Wo sie denn schon in Tallinn war, hätte Nanni ja auch fragen können, wer und wann den Bau der riesigen Burg der Estnischen Nationalbibliothek südwestlich der mittelalterlichen Altstadt begonnen hat und in welchen Jahrzehnten die Mehrzahl der heute dort aufbewahrten estnischen Bücher gedruckt wurde. Wie auch, wann die Theater in Tartu (gegründet 1870 im Russischen Kaiserreich, das erste estnischsprachige Theater überhaupt, die heutigen drei Spielstätten wurden jeweils 1967, 1970 und 1991 eröffnet), Viljandi (1981, laut estnischen Reiseführern der schickeste Theaterbau in ganz Europa) und Pärnu (eröffnet 1910, neu erbaut 1967) errichtet wurden. Oder in welcher Sprache zu Sowjetzeiten an der Universität Tartu und der Technischen Hochschule in Tallinn unterrichtet wurde. Vielleicht käme ihr dann nicht all der rassistische Schwachfug über "russische Dunkelheit" und "europäisches Licht" über die Lippen.

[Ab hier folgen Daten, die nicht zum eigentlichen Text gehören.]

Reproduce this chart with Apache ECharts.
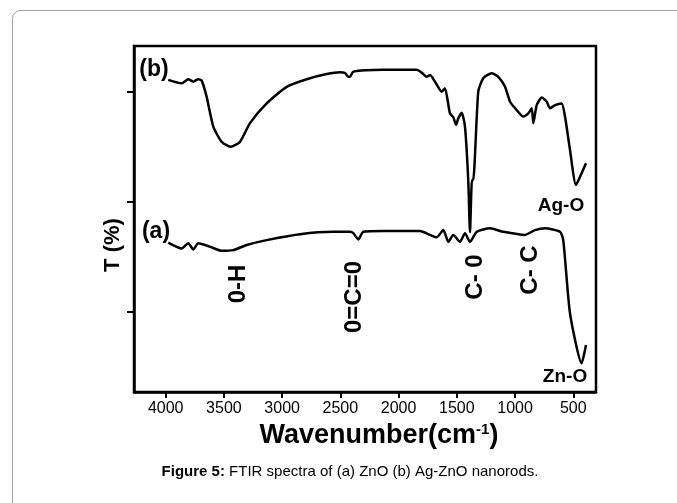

Angesichts all dieser Tatsachen ist die Unterstellung der grünen Hassstifterin, Russland wolle 1,4 Millionen Esten töten (derer es nur 930.000 gibt, aber offenbar will Russland auch die 300.000 ethnischen Russen in Estland vernichten, warum auch immer) schlicht und ergreifend die Phantasie einer Geistesgestörten. Weder das russische Zarenreich noch die Sowjetunion haben die Vernichtung der Esten angestrebt, warum sollte es das moderne Russland tun?
Was es aber in der Geschichte tatsächlich bereits gegeben hat, sind deutsche Vernichtungsbestrebungen gegen Russen und ein permanenter deutscher Expansions- und Eroberungsdrang nach Osten. Ja, auch in Russland beherrscht heute große Angst vor einem kommenden Vernichtungs- und Eroberungskrieg der Europäer das Denken und Handeln. Auch ich habe sie. Der Unterschied ist: Die russische Angst ist historisch begründet und fußt auf der nüchternen Feststellung, dass das ressourcenarme Europa nicht von der Hand zu weisende Motive hat und dass die NATO tatsächlich und ganz real immer weiter ostwärts vorrückt. Was nur als Vorbereitung eines Eroberungs- und Vernichtungskrieges zu erklären ist: Sonst hätte man die "souveränen Entscheidungen" auch sein lassen und Sicherheit umfassend, auch für Russen, denken können.
Die Angst, die Nanni und ihresgleichen schüren, ist hingegen irrational. Entweder ist es eiskalte und berechnende Hasspropaganda, um europäische Völker zum Feldzug gegen Russland zu motivieren. Oder die Geistesgestörten haben sich von ihrer eigenen Propaganda irre machen lassen. Verrückt ist es in jedem Fall.